INFORMATION SUPPLIED:
━━━━━━━━━━
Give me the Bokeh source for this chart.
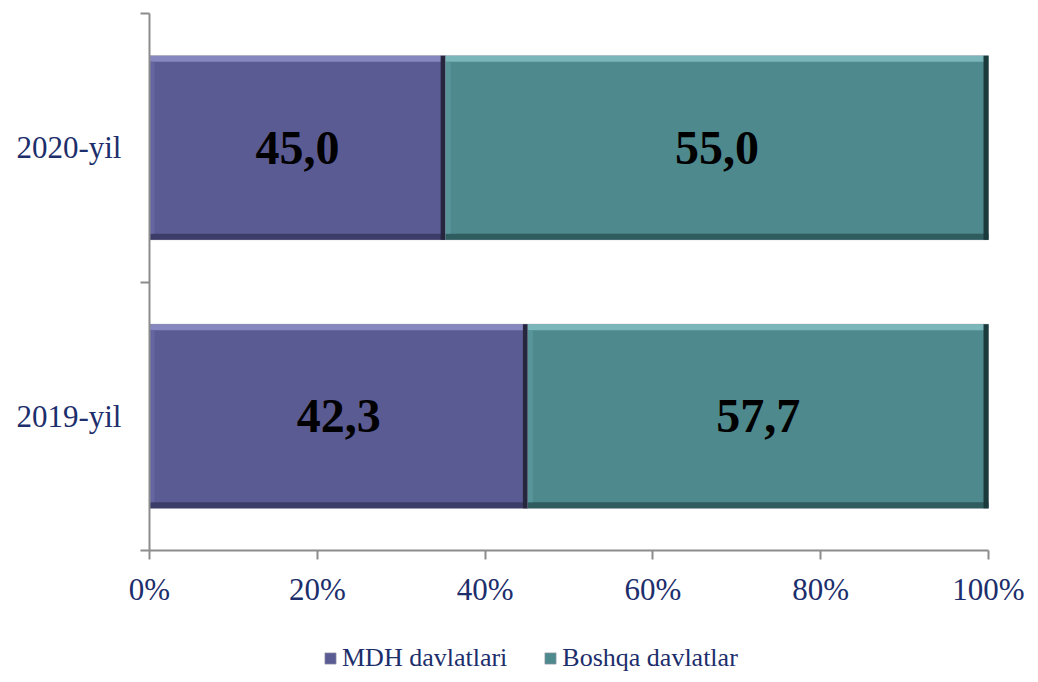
from bokeh.plotting import figure
from bokeh.models import Range1d, FixedTicker, LinearAxis, Legend, LegendItem, PrintfTickFormatter
from bokeh.core.properties import value
from bokeh.embed import file_html
from bokeh.resources import INLINE

# ---- data ----
categories = ["2019-yil", "2020-yil"]
series_names = ["MDH davlatlari", "Boshqa davlatlar"]
mdh_bar = [45.1, 35.3]          # drawn bar shares (as in the picture)
boshqa_bar = [54.9, 64.7]
mdh_labels = ["42,3", "45,0"]    # printed data labels
boshqa_labels = ["57,7", "55,0"]
x_ticks = [0, 20, 40, 60, 80, 100]

# ---- style ----
base = ["#5B5B94", "#4E898D"]
light = ["#8787BF", "#7BB7BA"]
lefte = ["#6565A2", "#58959A"]
dark = ["#3C3C68", "#2E5C5F"]
darker = ["#26263F", "#1A3A3C"]
TXT = "#1C2E6B"
AX = "#8C8C8C"
FONT = "Liberation Serif"

# ---- layout (pixel positions of the plot box) ----
W, H = 1030, 674
X0_PX, X1_PX = 149, 988      # 0% and 100%
Y_TOP_PX, Y_AX_PX = 13, 550  # top of the category axis and its bottom
n = len(categories)
px_per_pct = (X1_PX - X0_PX) / 100
px_per_unit = (Y_AX_PX - Y_TOP_PX) / n
x_start = -X0_PX / px_per_pct
x_end = 100 + (W - X1_PX) / px_per_pct
y_start = -(H - Y_AX_PX) / px_per_unit
y_end = n + Y_TOP_PX / px_per_unit
BAR_H = 0.685

p = figure(width=W, height=H, x_range=Range1d(x_start, x_end), y_range=Range1d(y_start, y_end),
           output_backend="svg", toolbar_location=None,
           min_border_left=0, min_border_right=0, min_border_top=0, min_border_bottom=0)
p.xgrid.visible = False
p.ygrid.visible = False
p.outline_line_color = None
p.background_fill_color = "white"
p.border_fill_color = "white"

ypos = [i + 0.5 for i in range(n)]
t_y = 6 / px_per_unit      # bevel thickness in data units
t_x = 5 / px_per_pct

series_vals = [mdh_bar, boshqa_bar]
series_labels = [mdh_labels, boshqa_labels]
renderers = []
cum = [0.0] * n
for s, vals in enumerate(series_vals):
    left = list(cum)
    right = [l + v for l, v in zip(left, vals)]
    r = p.hbar(y=ypos, left=left, right=right, height=BAR_H, fill_color=base[s],
               line_color="#9A9AA8", line_width=0.6)
    renderers.append(r)
    # bevel edges
    p.hbar(y=[y + BAR_H / 2 - t_y / 2 for y in ypos], left=left, right=right, height=t_y,
           fill_color=light[s], line_color=None)
    p.hbar(y=[y - BAR_H / 2 + t_y / 2 for y in ypos], left=left, right=right, height=t_y,
           fill_color=dark[s], line_color=None)
    p.hbar(y=ypos, left=left, right=[l + t_x for l in left], height=BAR_H - 2 * t_y,
           fill_color=lefte[s], line_color=None)
    p.hbar(y=ypos, left=[r_ - t_x for r_ in right], right=right, height=BAR_H,
           fill_color=darker[s], line_color=None)
    mids = [(l + r_) / 2 for l, r_ in zip(left, right)]
    p.text(x=mids, y=ypos, text=series_labels[s], text_font=value(FONT), text_font_style="bold",
           text_font_size="48px", text_align="center", text_baseline="middle", text_color="black")
    cum = right

# x axis, pinned at y = 0
xa = p.xaxis[0]
xa.fixed_location = 0
xa.bounds = (0, 100)
xa.ticker = FixedTicker(ticks=x_ticks)
xa.formatter = PrintfTickFormatter(format="%d%%")
xa.axis_line_color = AX
xa.axis_line_width = 2
xa.major_tick_line_color = AX
xa.major_tick_line_width = 2
xa.major_tick_out = 9
xa.major_tick_in = 0
xa.minor_tick_out = 0
xa.minor_tick_in = 0
xa.major_label_standoff = 12
xa.major_label_text_font = FONT
xa.major_label_text_font_size = "31px"
xa.major_label_text_color = TXT

# y axis: boundary ticks, pinned at x = 0
ya = p.yaxis[0]
ya.fixed_location = 0
ya.bounds = (0, n)
ya.ticker = FixedTicker(ticks=list(range(n + 1)))
ya.major_label_overrides = {i: "" for i in range(n + 1)}
ya.axis_line_color = AX
ya.axis_line_width = 2
ya.major_tick_line_color = AX
ya.major_tick_line_width = 2
ya.major_tick_out = 9
ya.major_tick_in = 0
ya.minor_tick_out = 0
ya.minor_tick_in = 0
ya.major_label_standoff = 0

# y axis: category labels, pinned at x = 0
yl = LinearAxis(ticker=FixedTicker(ticks=ypos), bounds=(0, n), fixed_location=0,
                major_label_overrides={y: c for y, c in zip(ypos, categories)})
yl.axis_line_color = None
yl.major_tick_line_color = None
yl.major_tick_out = 0
yl.major_tick_in = 0
yl.minor_tick_out = 0
yl.minor_tick_in = 0
yl.major_label_standoff = 28
yl.major_label_text_font = FONT
yl.major_label_text_font_size = "31px"
yl.major_label_text_color = TXT
p.add_layout(yl, "left")

legend = Legend(items=[LegendItem(label=nm, renderers=[r]) for nm, r in zip(series_names, renderers)],
                orientation="horizontal", location=(X0_PX + 174, 1))
legend.background_fill_alpha = 0
legend.border_line_color = None
legend.padding = 0
legend.margin = 0
legend.spacing = 36
legend.glyph_width = 14
legend.glyph_height = 14
legend.label_standoff = 5
legend.label_text_font = "Times New Roman"
legend.label_text_font_style = "normal"
legend.label_text_font_size = "26px"
legend.label_text_color = TXT
p.add_layout(legend)

open("out.html", "w").write(file_html(p, INLINE))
━━━━━━━━━━
WHAT YOU WILL DO: Copy exactly the lines running from the beginning of the listing through the line that has "BAR_H = 0.685". Drop the pictures.

WRITTEN REPLY:
Give me the Bokeh source for this chart.
from bokeh.plotting import figure
from bokeh.models import Range1d, FixedTicker, LinearAxis, Legend, LegendItem, PrintfTickFormatter
from bokeh.core.properties import value
from bokeh.embed import file_html
from bokeh.resources import INLINE

# ---- data ----
categories = ["2019-yil", "2020-yil"]
series_names = ["MDH davlatlari", "Boshqa davlatlar"]
mdh_bar = [45.1, 35.3]          # drawn bar shares (as in the picture)
boshqa_bar = [54.9, 64.7]
mdh_labels = ["42,3", "45,0"]    # printed data labels
boshqa_labels = ["57,7", "55,0"]
x_ticks = [0, 20, 40, 60, 80, 100]

# ---- style ----
base = ["#5B5B94", "#4E898D"]
light = ["#8787BF", "#7BB7BA"]
lefte = ["#6565A2", "#58959A"]
dark = ["#3C3C68", "#2E5C5F"]
darker = ["#26263F", "#1A3A3C"]
TXT = "#1C2E6B"
AX = "#8C8C8C"
FONT = "Liberation Serif"

# ---- layout (pixel positions of the plot box) ----
W, H = 1030, 674
X0_PX, X1_PX = 149, 988      # 0% and 100%
Y_TOP_PX, Y_AX_PX = 13, 550  # top of the category axis and its bottom
n = len(categories)
px_per_pct = (X1_PX - X0_PX) / 100
px_per_unit = (Y_AX_PX - Y_TOP_PX) / n
x_start = -X0_PX / px_per_pct
x_end = 100 + (W - X1_PX) / px_per_pct
y_start = -(H - Y_AX_PX) / px_per_unit
y_end = n + Y_TOP_PX / px_per_unit
BAR_H = 0.685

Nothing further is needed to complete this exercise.